McAlevey also faulted the messaging from the organizing campaign. "In the many videos flowing out of Bessemer on social media, activists and organizers regularly talk about 'the union,' as if a union is something other than the workers who are trying to form one," she writes. "A better slogan would have been, 'When workers unite, real change happens,' or anything that didn't make "the union" sound like a building name or street address."

She also wonders if the results would have been different if the organizers had been co-workers, rather than paid union staff, and if the outreach had occurred away from the plant gate. The RWDSU should hire McAlevey to help with their messaging before the next effort to organize!

The final consideration was the degree to which the campaign was, you will pardon the expression, outsourced. "The media often played up the faith-based aspect of the campaign, with key staff of the effort being faith leaders or people of faith themselves," she notes. "But there was a near-total absence of Bessemer or local Birmingham faith organizations on the endorsement list of the campaign. Although news reports often highlighted that meetings started with prayers, there was an absence of major local faith leaders publicly supporting the workers."

Washington is filled with well-meaning organizations, faith-based and otherwise, that exist to get media hits for their executive directors. They have full-time staffers who have reporters on speed dial. It is easy to overlook the fact that the local support may not be in place, and that it is the local support that is critical.

I was horrified, but sadly not surprised, to read McAlevey observe, "There's also been a lot of emphasis in the media coverage of the percentage of workers who are Black in the Amazon warehouse, suggesting that demography is destiny." When will liberals learn that when someone tells you "demography is destiny," they are guilty of intellectual sloth and, by now, willful ignorance.

It is also by now an instance of willful ignorance to fail to recognize that the rules are stacked against union organizers and you need a strategy for overcoming that fact. Last month, the House of Representatives passed the Protecting the Right to Organize Act (PRO Act), which would level the playing field for union organizers, but companies like Amazon that have figured out how to make billions of dollars are not going to spare any effort to subvert worker democracy. Unions need to be prepared for a fight each and every time.

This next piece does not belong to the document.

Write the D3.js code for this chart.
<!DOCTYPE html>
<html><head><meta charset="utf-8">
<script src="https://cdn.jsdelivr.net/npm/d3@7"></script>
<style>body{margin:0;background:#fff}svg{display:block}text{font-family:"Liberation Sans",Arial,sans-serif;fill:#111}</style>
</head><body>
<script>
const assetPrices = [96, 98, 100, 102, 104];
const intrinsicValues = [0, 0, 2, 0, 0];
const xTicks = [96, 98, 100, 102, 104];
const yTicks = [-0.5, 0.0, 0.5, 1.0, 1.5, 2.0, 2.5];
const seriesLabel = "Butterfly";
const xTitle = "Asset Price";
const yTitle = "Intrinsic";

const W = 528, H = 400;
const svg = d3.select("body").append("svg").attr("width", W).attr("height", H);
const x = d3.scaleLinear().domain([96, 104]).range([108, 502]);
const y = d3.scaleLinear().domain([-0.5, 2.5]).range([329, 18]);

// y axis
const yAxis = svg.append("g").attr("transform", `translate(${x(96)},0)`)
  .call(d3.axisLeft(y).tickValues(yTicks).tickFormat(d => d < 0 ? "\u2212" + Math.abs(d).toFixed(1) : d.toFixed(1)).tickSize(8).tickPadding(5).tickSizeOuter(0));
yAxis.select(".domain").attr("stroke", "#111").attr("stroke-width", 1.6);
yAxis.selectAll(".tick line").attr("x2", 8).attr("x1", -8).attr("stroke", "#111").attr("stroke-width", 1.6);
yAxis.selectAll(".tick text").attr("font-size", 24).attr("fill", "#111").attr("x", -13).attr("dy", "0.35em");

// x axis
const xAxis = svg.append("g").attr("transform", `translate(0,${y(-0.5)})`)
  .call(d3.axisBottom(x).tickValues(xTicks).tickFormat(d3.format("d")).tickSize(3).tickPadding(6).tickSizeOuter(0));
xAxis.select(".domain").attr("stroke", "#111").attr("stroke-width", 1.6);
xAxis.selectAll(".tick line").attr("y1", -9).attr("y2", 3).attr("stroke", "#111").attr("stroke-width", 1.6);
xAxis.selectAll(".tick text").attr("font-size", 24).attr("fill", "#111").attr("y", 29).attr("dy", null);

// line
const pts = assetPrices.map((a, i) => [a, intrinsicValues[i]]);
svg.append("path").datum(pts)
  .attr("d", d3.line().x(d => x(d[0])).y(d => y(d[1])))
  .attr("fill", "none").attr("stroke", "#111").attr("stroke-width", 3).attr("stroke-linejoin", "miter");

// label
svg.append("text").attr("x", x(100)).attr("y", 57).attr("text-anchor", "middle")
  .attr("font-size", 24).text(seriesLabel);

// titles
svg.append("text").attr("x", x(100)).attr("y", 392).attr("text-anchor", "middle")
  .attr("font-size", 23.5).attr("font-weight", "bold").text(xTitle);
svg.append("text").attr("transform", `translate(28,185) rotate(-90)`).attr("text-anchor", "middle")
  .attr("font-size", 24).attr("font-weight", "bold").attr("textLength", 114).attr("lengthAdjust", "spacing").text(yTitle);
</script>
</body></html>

Fortunately, the cultural zeitgeist might be turning in ways that will help our country change the rules that govern organizing campaigns and restore workers' rights to organize as a foundational, moral building block for a just society. In New Hampshire, Robert Dunn, public policy director of the state's only diocese, testified before the state legislature in opposition to a proposed "right-to-work" law. Three years ago, the U.S. bishops' conference issued an amicus curiae brief in the Supreme Court case Janus v. AFSCME in which the bishops articulated long-standing church doctrine on workers' rights to organize.

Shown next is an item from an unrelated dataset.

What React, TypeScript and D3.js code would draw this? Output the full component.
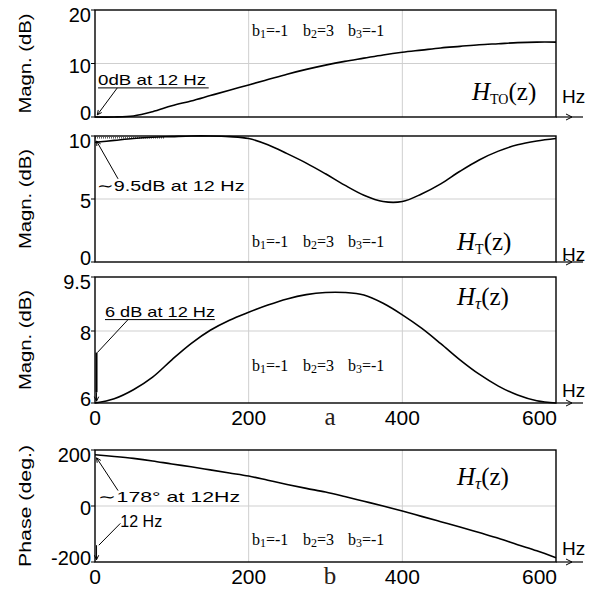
import React from "react";
import * as d3 from "d3";

// frequency grid (Hz) shared by all curves
const freqHz = [0, 25, 50, 75, 100, 125, 150, 175, 200, 225, 250, 275, 300, 325, 350, 375, 400, 425, 450, 475, 500, 525, 550, 575, 600];

const magHTO = [0, 0, 0.2, 1.0, 2.1, 3.0, 4.0, 5.0, 6.0, 7.0, 8.0, 8.9, 9.7, 10.4, 11.0, 11.6, 12.1, 12.5, 12.9, 13.2, 13.5, 13.7, 13.9, 14.0, 14.0];
const magHT = [9.5, 9.65, 9.8, 9.9, 9.95, 10, 10, 9.95, 9.8, 9.3, 8.6, 7.85, 7.0, 6.1, 5.3, 4.8, 4.8, 5.4, 6.2, 7.2, 8.1, 8.8, 9.3, 9.6, 9.8];
const magHtau = [6.0, 6.12, 6.37, 6.72, 7.2, 7.65, 8.02, 8.3, 8.52, 8.72, 8.89, 9.01, 9.07, 9.07, 9.0, 8.77, 8.45, 8.08, 7.65, 7.2, 6.8, 6.47, 6.22, 6.06, 6.0];
const phaseHtau = [183, 177, 170, 161, 150, 140, 129, 118, 107, 92, 77, 63, 50, 34, 17, 0, -18, -37, -56, -75, -95, -115, -138, -160, -185];

const xTicks = [0, 200, 400, 600];
const ticksHTO = [0, 10, 20];
const ticksHT = [0, 5, 10];
const ticksHtau = [6, 8, 9.5];
const ticksPhase = [-200, 0, 200];

const coeffs = ["b|1|=-1", "b|2|=3", "b|3|=-1"];

const LEFT = 95;
const RIGHT = 556;
const SANS = "Liberation Sans, Arial, sans-serif";
const SERIF = "Liberation Serif, Times New Roman, serif";

type PanelProps = {
  top: number;
  bottom: number;
  values: number[];
  ticks: number[];
  yLabel: string;
  yLabelLen: number;
  hSub: string;
  hSubGreek?: boolean;
  hBase: number;
  hzBase: number;
  bBase: number;
  showX: boolean;
  xBase: number;
  letter?: string;
  children?: (x: d3.ScaleLinear<number, number>, y: d3.ScaleLinear<number, number>) => React.ReactNode;
};

const Panel = (p: PanelProps) => {
  const x = d3.scaleLinear().domain([0, 600]).range([LEFT, RIGHT]);
  const y = d3.scaleLinear().domain([p.ticks[0], p.ticks[p.ticks.length - 1]]).range([p.bottom, p.top]);
  const line = d3
    .line<number>()
    .x((d, i) => x(freqHz[i]))
    .y((d) => y(d))
    .curve(d3.curveCatmullRom.alpha(0.5));
  const mid = p.ticks[1];
  const bX = [252, 303, 348];
  const labelShift = [-4, 2, 5];
  return (
    <g>
      {/* grid */}
      {[200, 400].map((t) => (
        <line key={t} x1={x(t)} x2={x(t)} y1={p.top} y2={p.bottom} stroke="#cfcfcf" strokeWidth={1} />
      ))}
      <line x1={LEFT} x2={RIGHT} y1={y(mid)} y2={y(mid)} stroke="#cfcfcf" strokeWidth={1} />
      {/* frame */}
      <rect x={LEFT} y={p.top} width={RIGHT - LEFT} height={p.bottom - p.top} fill="none" stroke="#000" strokeWidth={1.4} />
      {/* x arrow */}
      <line x1={RIGHT} x2={583} y1={p.bottom} y2={p.bottom} stroke="#000" strokeWidth={1.2} />
      <path d={`M${566},${p.bottom - 3} L${572},${p.bottom} L${566},${p.bottom + 3}`} fill="none" stroke="#000" strokeWidth={1} />
      <text x={562} y={p.hzBase} fontFamily={SANS} fontSize={19}>Hz</text>
      {/* y ticks */}
      {p.ticks.map((t, i) => (
        <g key={t}>
          <line x1={LEFT - 4} x2={LEFT} y1={y(t)} y2={y(t)} stroke="#000" />
          <text x={LEFT - 4} y={y(t) + labelShift[i]} dy="0.36em" textAnchor="end" fontFamily={SANS} fontSize={20}>
            {t}
          </text>
        </g>
      ))}
      <text
        transform={`translate(31, ${(p.top + p.bottom) / 2}) rotate(-90)`}
        textAnchor="middle"
        fontFamily={SANS}
        fontSize={17}
        textLength={p.yLabelLen}
        lengthAdjust="spacingAndGlyphs"
      >
        {p.yLabel}
      </text>
      {/* x tick labels */}
      {p.showX &&
        xTicks.map((t, i) => (
          <text
            key={t}
            x={i === xTicks.length - 1 ? x(t) + 1 : x(t)}
            y={p.xBase}
            textAnchor={i === xTicks.length - 1 ? "end" : "middle"}
            fontFamily={SANS}
            fontSize={21}
          >
            {t}
          </text>
        ))}
      {p.letter && (
        <text x={330} y={p.xBase} textAnchor="middle" fontFamily={SERIF} fontSize={25} fill="#2a2018">
          {p.letter}
        </text>
      )}
      {/* curve */}
      <path d={line(p.values) || ""} fill="none" stroke="#000" strokeWidth={1.6} />
      {/* coefficients */}
      {coeffs.map((c, i) => {
        const [a, s, r] = c.split("|");
        return (
          <text key={c} x={bX[i]} y={p.bBase} fontFamily={SERIF} fontSize={16}>
            {a}
            <tspan fontSize={12} dy={2}>{s}</tspan>
            <tspan dy={-2}>{r}</tspan>
          </text>
        );
      })}
      {/* transfer function name */}
      <text x={p.hSub === "TO" ? 472 : 457} y={p.hBase} fontFamily={SERIF} fontSize={25}>
        <tspan fontStyle="italic">H</tspan>
        <tspan fontSize={p.hSubGreek ? 17 : 14} dy={4} fontStyle={p.hSubGreek ? "italic" : "normal"}>
          {p.hSub}
        </tspan>
        <tspan dy={-4}>(z)</tspan>
      </text>
      {p.children && p.children(x, y)}
    </g>
  );
};

const Arrow = ({ x1, y1, x2, y2 }: { x1: number; y1: number; x2: number; y2: number }) => {
  const a = Math.atan2(y2 - y1, x2 - x1);
  const L = 5;
  const p1 = [x2 - L * Math.cos(a - 0.45), y2 - L * Math.sin(a - 0.45)];
  const p2 = [x2 - L * Math.cos(a + 0.45), y2 - L * Math.sin(a + 0.45)];
  return (
    <g stroke="#000" strokeWidth={1} fill="none">
      <line x1={x1} y1={y1} x2={x2} y2={y2} />
      <path d={`M${p1[0]},${p1[1]} L${x2},${y2} L${p2[0]},${p2[1]}`} />
    </g>
  );
};

const App = () => {
  return (
    <svg width={590} height={590} style={{ position: "absolute", left: 0, top: 0, background: "#fff" }}>
      <rect width={590} height={590} fill="#fff" />
      <Panel top={10} bottom={117} values={magHTO} ticks={ticksHTO} yLabel="Magn. (dB)" yLabelLen={100}
        hSub="TO" hBase={100} hzBase={103} bBase={36} showX={false} xBase={0}>
        {(x, y) => (
          <g>
            <text x={x(4)} y={y(6)} fontFamily={SANS} fontSize={15} textLength={108} lengthAdjust="spacingAndGlyphs">0dB at 12 Hz</text>
            <line x1={x(4)} x2={x(148)} y1={y(6) + 3} y2={y(6) + 3} stroke="#000" />
            <Arrow x1={x(29)} y1={y(6) + 3} x2={x(3)} y2={y(0.4)} />
          </g>
        )}
      </Panel>
      <Panel top={136} bottom={262} values={magHT} ticks={ticksHT} yLabel="Magn. (dB)" yLabelLen={100}
        hSub="T" hBase={250} hzBase={261} bBase={247} showX={false} xBase={0}>
        {(x, y) => (
          <g>
            <line x1={x(0)} x2={x(90)} y1={y(9.85)} y2={y(9.85)} stroke="#000" strokeDasharray="1,1" />
            <text x={x(2)} y={y(5.6)} fontFamily={SANS} fontSize={15} textLength={148} lengthAdjust="spacingAndGlyphs">∼9.5dB at 12 Hz</text>
            <Arrow x1={x(30)} y1={y(6.6)} x2={x(2)} y2={y(9.6)} />
          </g>
        )}
      </Panel>
      <Panel top={277} bottom={403} values={magHtau} ticks={ticksHtau} yLabel="Magn. (dB)" yLabelLen={100}
        hSub="τ" hSubGreek hBase={305} hzBase={397} bBase={371} showX xBase={425} letter="a">
        {(x, y) => (
          <g>
            <text x={x(13)} y={y(8.4)} fontFamily={SANS} fontSize={15} textLength={110} lengthAdjust="spacingAndGlyphs">6 dB at 12 Hz</text>
            <line x1={x(13)} x2={x(156)} y1={y(8.4) + 3} y2={y(8.4) + 3} stroke="#000" />
            <line x1={x(43)} y1={y(8.4) + 3} x2={x(3)} y2={y(7.4)} stroke="#000" />
            <line x1={x(2)} y1={y(7.4)} x2={x(2)} y2={y(6.3)} stroke="#000" strokeWidth={2} />
            <Arrow x1={x(2)} y1={y(6.3)} x2={x(2)} y2={y(6.05)} />
          </g>
        )}
      </Panel>
      <Panel top={450} bottom={562} values={phaseHtau} ticks={ticksPhase} yLabel="Phase (deg.)" yLabelLen={122}
        hSub="τ" hSubGreek hBase={485} hzBase={555} bBase={545} showX xBase={584} letter="b">
        {(x, y) => (
          <g>
            <text x={x(4)} y={y(15)} fontFamily={SANS} fontSize={15} textLength={142} lengthAdjust="spacingAndGlyphs">∼178° at 12Hz</text>
            <Arrow x1={x(30)} y1={y(55)} x2={x(2)} y2={y(172)} />
            <text x={x(33)} y={y(-75)} fontFamily={SANS} fontSize={16}>12 Hz</text>
            <line x1={x(33)} y1={y(-62)} x2={x(5)} y2={y(-140)} stroke="#000" />
            <Arrow x1={x(2)} y1={y(-140)} x2={x(2)} y2={y(-192)} />
          </g>
        )}
      </Panel>
    </svg>
  );
};

export default App;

This is important because ever since Ronald Reagan broke the air traffic control workers' strike in 1981, the stigma that once attached to union busting has withered and vanished. The public shaming of Amazon is a good thing and it should continue. Religious leaders can help re-create that stigma.

The Biden administration can do a great deal to help strengthen the labor movement, in addition to pushing for the PRO Act. Joe Biden's infrastructure bill will entail billions of dollars in green technology and infrastructure, and the government should require that all such work be done with union labor.

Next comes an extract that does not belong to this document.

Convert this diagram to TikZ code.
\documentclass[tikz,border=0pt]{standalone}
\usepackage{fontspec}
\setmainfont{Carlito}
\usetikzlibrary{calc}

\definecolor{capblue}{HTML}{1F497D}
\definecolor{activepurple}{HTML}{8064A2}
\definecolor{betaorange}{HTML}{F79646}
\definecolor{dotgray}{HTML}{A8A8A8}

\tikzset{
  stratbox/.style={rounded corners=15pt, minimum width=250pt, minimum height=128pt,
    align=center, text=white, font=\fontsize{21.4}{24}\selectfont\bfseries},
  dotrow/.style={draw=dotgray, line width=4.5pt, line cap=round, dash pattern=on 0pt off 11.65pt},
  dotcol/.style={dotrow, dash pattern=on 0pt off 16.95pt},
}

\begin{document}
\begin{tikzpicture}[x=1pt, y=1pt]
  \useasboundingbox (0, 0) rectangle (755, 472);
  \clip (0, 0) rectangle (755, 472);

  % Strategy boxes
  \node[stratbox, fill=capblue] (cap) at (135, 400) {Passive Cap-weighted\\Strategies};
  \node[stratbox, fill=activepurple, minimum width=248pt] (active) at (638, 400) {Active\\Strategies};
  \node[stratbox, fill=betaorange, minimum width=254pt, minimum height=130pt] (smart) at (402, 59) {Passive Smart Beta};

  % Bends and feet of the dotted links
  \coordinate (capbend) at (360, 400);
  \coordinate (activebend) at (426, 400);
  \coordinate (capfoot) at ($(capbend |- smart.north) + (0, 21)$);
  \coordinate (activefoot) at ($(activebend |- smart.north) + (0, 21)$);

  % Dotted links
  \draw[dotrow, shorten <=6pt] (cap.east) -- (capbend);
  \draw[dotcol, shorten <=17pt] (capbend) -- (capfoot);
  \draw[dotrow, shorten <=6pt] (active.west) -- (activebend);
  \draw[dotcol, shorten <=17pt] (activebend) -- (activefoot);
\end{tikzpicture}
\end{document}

Recently, a West Virginia solar company announced it was now a union shop, working with the International Brotherhood of Electric Workers. When people in West Virginia and Pennsylvania, who were left behind when the coal mines closed, realize that there are good-paying, union jobs in the clean energy sector, the result will be good for the climate, good for the common good, good for ending gross income inequality. In short, there is no downside.

Antitrust action is another avenue for the Biden administration to pursue. European regulators have already begun investigating Amazon on antitrust charges. The company's business model is built on the premise of an unfair playing field: By being the principal distributor of online merchandise, the company collects valuable information that allows it to buy out the companies that show the most promise, and then further grease the skids by giving those products privileged access to the information gleaned from the distribution arm of the company.

The vote in Alabama was a loss for organized labor. There is no way to sugarcoat that fact. Like every loss, there are lessons to be learned about future organizing efforts, both at the Bessemer plant and beyond. The Catholic Church — and all religions that enshrine the common good as a central, moral objective of their social teaching — has a role to play in helping to revive the labor movement in this country. A battle was lost in Alabama, but the fight against corporate exploitation of workers and manipulation of our society and our government goes on.